§ **Objective**
Your copy should be exact, beginning at the line containing "Convert this chart to Apache ECharts code." and ending at the line containing "0.37, 0.37, 0.37];", with both lines kept and every picture dropped.

** Begin **

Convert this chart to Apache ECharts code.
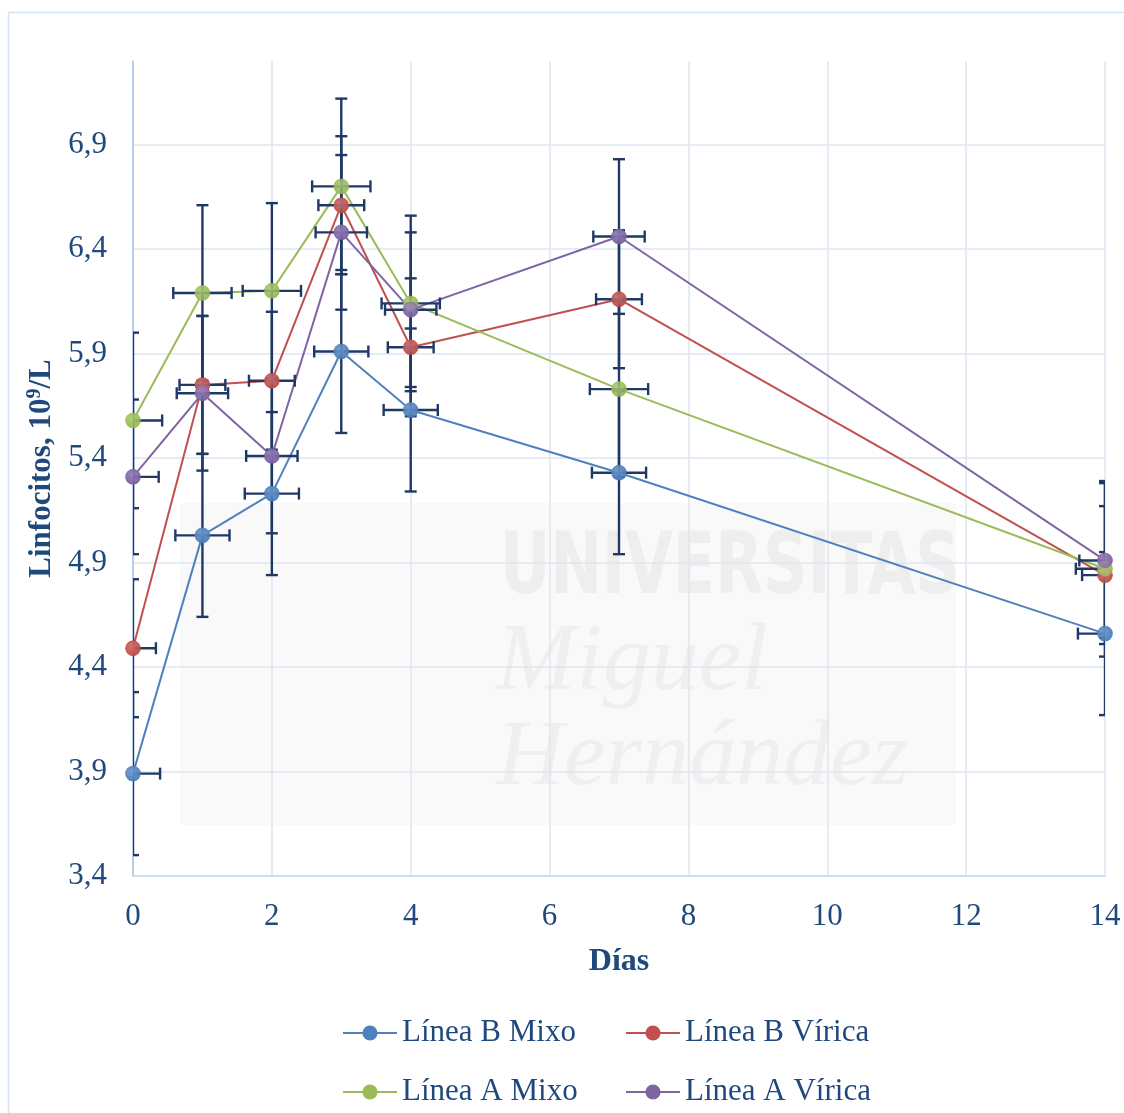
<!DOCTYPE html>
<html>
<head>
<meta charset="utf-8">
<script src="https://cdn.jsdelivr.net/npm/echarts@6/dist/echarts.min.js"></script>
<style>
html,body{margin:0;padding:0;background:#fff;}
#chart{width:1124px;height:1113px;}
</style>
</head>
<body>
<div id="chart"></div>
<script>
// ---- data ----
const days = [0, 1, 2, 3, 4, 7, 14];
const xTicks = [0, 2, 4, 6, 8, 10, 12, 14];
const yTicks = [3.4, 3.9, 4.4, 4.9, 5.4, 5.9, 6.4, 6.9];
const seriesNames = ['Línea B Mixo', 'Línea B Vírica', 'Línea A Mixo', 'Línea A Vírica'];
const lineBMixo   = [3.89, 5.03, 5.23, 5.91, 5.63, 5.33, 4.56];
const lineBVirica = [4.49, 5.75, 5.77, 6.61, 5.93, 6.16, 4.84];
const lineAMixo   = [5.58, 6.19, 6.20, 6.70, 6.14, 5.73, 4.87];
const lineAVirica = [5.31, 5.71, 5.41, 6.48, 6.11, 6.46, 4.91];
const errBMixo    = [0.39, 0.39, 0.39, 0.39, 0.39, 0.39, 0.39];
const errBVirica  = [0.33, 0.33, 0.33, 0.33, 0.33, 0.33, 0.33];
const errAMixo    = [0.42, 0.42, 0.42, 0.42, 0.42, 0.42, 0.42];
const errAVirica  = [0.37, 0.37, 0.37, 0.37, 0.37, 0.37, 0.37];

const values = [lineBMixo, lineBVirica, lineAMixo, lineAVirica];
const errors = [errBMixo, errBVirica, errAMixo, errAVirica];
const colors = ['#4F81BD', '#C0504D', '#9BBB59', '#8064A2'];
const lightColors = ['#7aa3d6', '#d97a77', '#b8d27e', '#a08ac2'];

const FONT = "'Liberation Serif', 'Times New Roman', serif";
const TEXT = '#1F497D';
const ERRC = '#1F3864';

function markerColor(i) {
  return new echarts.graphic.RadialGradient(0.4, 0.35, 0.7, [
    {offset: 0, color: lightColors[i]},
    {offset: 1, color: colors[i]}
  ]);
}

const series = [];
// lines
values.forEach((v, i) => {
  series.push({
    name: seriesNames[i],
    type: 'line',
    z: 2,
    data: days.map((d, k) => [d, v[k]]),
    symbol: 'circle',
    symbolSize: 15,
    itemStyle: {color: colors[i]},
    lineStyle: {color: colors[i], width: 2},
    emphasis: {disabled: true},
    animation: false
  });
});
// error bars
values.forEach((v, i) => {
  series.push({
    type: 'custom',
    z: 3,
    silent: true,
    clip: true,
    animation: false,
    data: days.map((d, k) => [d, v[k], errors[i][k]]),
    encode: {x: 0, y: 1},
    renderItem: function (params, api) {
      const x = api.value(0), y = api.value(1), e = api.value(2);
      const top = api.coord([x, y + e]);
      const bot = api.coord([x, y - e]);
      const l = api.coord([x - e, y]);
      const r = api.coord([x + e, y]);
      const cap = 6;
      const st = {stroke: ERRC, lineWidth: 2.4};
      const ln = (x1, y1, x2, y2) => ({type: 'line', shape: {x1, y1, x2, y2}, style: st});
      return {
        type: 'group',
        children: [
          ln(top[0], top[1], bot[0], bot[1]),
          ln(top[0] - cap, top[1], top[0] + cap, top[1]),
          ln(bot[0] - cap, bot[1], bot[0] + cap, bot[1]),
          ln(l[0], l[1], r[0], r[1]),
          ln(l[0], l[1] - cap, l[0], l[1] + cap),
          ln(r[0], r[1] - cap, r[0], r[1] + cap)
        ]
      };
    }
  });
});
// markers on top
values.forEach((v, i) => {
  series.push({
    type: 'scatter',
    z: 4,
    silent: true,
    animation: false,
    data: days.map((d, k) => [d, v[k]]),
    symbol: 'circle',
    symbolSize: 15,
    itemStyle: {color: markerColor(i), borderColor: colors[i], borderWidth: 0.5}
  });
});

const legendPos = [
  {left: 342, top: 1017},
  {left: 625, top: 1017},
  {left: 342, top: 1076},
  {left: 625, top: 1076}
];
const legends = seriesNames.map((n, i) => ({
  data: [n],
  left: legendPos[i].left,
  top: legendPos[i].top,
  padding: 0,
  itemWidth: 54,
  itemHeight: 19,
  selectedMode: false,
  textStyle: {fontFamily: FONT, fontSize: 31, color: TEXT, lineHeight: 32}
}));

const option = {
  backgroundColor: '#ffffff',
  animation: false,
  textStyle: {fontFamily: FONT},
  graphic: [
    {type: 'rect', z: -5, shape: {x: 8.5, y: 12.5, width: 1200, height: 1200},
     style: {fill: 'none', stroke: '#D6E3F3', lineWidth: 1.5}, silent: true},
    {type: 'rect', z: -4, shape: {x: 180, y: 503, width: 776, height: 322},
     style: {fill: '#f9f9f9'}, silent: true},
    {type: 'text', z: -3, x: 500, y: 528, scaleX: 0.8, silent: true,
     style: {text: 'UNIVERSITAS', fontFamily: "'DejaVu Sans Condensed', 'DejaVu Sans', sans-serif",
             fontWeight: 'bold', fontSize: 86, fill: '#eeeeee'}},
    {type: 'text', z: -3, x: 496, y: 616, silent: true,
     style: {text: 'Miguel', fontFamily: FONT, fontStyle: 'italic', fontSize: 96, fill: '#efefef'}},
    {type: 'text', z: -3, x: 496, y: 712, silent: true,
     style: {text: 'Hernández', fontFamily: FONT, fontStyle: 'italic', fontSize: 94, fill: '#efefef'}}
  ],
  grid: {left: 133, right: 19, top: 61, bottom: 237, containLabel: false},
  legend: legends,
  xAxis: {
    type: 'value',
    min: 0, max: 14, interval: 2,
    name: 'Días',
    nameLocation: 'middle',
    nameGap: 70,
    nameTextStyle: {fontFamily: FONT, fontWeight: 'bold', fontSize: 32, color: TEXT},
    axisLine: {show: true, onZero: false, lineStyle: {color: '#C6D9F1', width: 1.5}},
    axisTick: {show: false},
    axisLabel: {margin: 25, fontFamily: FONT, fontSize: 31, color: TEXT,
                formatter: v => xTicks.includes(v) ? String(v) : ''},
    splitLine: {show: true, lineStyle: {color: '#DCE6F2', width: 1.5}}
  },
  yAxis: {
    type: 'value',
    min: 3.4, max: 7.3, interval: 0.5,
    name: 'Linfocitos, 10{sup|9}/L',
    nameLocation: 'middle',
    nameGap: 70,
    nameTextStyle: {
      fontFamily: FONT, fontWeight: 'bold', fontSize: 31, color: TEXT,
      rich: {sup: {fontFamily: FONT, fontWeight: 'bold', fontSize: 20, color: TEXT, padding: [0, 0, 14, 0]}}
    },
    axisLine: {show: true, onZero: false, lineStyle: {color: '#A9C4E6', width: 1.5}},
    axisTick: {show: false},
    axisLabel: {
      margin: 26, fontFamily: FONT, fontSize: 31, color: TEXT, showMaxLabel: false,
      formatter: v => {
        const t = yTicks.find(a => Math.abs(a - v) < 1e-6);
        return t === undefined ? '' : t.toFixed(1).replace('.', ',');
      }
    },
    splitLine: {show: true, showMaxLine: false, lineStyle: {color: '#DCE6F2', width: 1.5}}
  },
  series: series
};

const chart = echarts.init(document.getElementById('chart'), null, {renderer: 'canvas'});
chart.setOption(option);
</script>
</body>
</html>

** End **
** Begin **

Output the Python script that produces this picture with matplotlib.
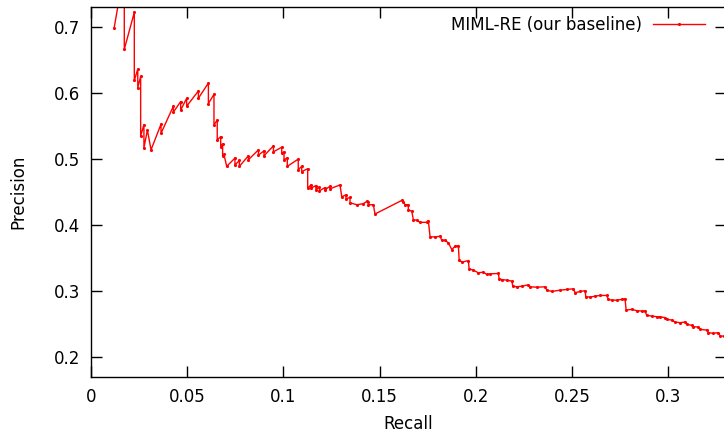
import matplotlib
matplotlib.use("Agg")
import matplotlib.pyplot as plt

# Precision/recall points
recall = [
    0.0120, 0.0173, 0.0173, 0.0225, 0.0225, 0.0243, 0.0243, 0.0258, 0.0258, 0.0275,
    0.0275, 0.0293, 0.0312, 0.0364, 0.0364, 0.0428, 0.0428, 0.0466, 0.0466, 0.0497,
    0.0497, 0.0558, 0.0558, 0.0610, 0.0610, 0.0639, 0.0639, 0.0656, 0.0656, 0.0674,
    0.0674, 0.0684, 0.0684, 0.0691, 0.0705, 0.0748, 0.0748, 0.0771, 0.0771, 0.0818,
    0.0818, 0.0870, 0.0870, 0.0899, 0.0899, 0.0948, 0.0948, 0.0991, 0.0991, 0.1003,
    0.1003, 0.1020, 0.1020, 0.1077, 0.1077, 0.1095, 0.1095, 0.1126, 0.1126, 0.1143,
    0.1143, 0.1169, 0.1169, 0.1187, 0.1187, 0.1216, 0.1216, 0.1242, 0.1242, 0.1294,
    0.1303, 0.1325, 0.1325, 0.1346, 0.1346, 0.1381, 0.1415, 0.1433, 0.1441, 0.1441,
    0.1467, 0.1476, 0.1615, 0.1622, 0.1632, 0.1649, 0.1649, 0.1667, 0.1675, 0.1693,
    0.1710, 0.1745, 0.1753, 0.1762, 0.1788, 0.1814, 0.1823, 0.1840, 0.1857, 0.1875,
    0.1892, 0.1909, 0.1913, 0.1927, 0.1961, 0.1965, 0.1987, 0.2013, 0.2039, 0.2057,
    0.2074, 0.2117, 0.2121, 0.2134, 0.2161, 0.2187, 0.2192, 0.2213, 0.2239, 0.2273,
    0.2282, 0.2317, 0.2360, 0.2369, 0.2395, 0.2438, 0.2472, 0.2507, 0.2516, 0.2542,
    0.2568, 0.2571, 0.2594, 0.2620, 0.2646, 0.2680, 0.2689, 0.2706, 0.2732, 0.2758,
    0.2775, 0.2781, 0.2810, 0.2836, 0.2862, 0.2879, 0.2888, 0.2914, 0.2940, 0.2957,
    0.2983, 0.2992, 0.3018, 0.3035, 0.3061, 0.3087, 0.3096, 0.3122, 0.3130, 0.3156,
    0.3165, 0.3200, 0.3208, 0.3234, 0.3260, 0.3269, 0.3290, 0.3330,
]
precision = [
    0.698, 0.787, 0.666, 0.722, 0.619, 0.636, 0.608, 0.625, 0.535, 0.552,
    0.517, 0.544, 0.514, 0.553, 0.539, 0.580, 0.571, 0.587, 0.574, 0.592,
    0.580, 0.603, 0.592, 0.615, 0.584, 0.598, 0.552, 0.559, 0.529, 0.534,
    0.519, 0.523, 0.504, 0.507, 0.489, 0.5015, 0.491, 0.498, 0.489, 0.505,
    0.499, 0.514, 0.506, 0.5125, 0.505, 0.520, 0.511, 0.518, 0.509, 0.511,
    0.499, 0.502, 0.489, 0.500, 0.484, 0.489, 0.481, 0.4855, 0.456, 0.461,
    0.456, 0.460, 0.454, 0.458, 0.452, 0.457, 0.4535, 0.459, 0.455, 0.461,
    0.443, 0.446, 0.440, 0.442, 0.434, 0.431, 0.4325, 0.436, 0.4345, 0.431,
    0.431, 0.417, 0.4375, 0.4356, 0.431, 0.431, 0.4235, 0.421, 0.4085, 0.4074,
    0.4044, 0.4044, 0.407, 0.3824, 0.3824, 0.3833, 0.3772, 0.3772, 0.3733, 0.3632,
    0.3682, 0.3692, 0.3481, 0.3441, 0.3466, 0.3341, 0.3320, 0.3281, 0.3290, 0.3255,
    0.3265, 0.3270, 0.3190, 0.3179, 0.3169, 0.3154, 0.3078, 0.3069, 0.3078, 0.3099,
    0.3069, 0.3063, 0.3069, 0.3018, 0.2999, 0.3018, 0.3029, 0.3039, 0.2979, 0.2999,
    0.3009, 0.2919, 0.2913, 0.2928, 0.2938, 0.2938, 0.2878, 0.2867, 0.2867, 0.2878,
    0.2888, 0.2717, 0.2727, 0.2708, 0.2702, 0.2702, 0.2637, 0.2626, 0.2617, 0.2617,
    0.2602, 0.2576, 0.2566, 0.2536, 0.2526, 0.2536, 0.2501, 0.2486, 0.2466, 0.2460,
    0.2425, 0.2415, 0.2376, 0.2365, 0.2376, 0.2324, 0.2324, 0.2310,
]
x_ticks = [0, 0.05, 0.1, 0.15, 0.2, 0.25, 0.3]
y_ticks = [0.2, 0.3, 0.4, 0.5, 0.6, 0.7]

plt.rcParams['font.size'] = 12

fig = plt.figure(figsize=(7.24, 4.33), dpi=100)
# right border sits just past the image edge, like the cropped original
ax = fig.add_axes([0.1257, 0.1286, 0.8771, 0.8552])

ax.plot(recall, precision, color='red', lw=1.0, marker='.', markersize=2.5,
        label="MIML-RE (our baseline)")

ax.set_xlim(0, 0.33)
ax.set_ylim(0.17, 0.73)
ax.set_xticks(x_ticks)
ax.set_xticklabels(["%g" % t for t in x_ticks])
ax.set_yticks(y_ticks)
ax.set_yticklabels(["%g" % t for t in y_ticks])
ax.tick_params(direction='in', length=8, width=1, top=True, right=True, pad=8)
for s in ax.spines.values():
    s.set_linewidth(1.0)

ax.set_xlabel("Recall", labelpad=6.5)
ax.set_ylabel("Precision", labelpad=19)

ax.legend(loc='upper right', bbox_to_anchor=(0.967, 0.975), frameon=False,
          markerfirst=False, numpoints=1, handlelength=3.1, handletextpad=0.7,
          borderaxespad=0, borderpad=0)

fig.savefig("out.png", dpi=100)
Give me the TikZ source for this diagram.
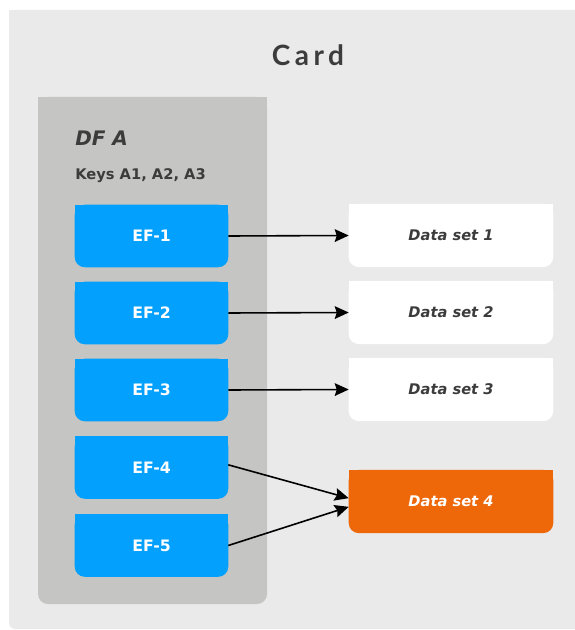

** End **

§ **The output**
Convert this chart to Apache ECharts code.
<!DOCTYPE html>
<html>
<head>
<meta charset="utf-8">
<script src="https://cdn.jsdelivr.net/npm/echarts@6/dist/echarts.min.js"></script>
<style>
html,body{margin:0;padding:0;background:#fff;}
#chart{width:1124px;height:1113px;}
</style>
</head>
<body>
<div id="chart"></div>
<script>
// ---- data ----
const days = [0, 1, 2, 3, 4, 7, 14];
const xTicks = [0, 2, 4, 6, 8, 10, 12, 14];
const yTicks = [3.4, 3.9, 4.4, 4.9, 5.4, 5.9, 6.4, 6.9];
const seriesNames = ['Línea B Mixo', 'Línea B Vírica', 'Línea A Mixo', 'Línea A Vírica'];
const lineBMixo   = [3.89, 5.03, 5.23, 5.91, 5.63, 5.33, 4.56];
const lineBVirica = [4.49, 5.75, 5.77, 6.61, 5.93, 6.16, 4.84];
const lineAMixo   = [5.58, 6.19, 6.20, 6.70, 6.14, 5.73, 4.87];
const lineAVirica = [5.31, 5.71, 5.41, 6.48, 6.11, 6.46, 4.91];
const errBMixo    = [0.39, 0.39, 0.39, 0.39, 0.39, 0.39, 0.39];
const errBVirica  = [0.33, 0.33, 0.33, 0.33, 0.33, 0.33, 0.33];
const errAMixo    = [0.42, 0.42, 0.42, 0.42, 0.42, 0.42, 0.42];
const errAVirica  = [0.37, 0.37, 0.37, 0.37, 0.37, 0.37, 0.37];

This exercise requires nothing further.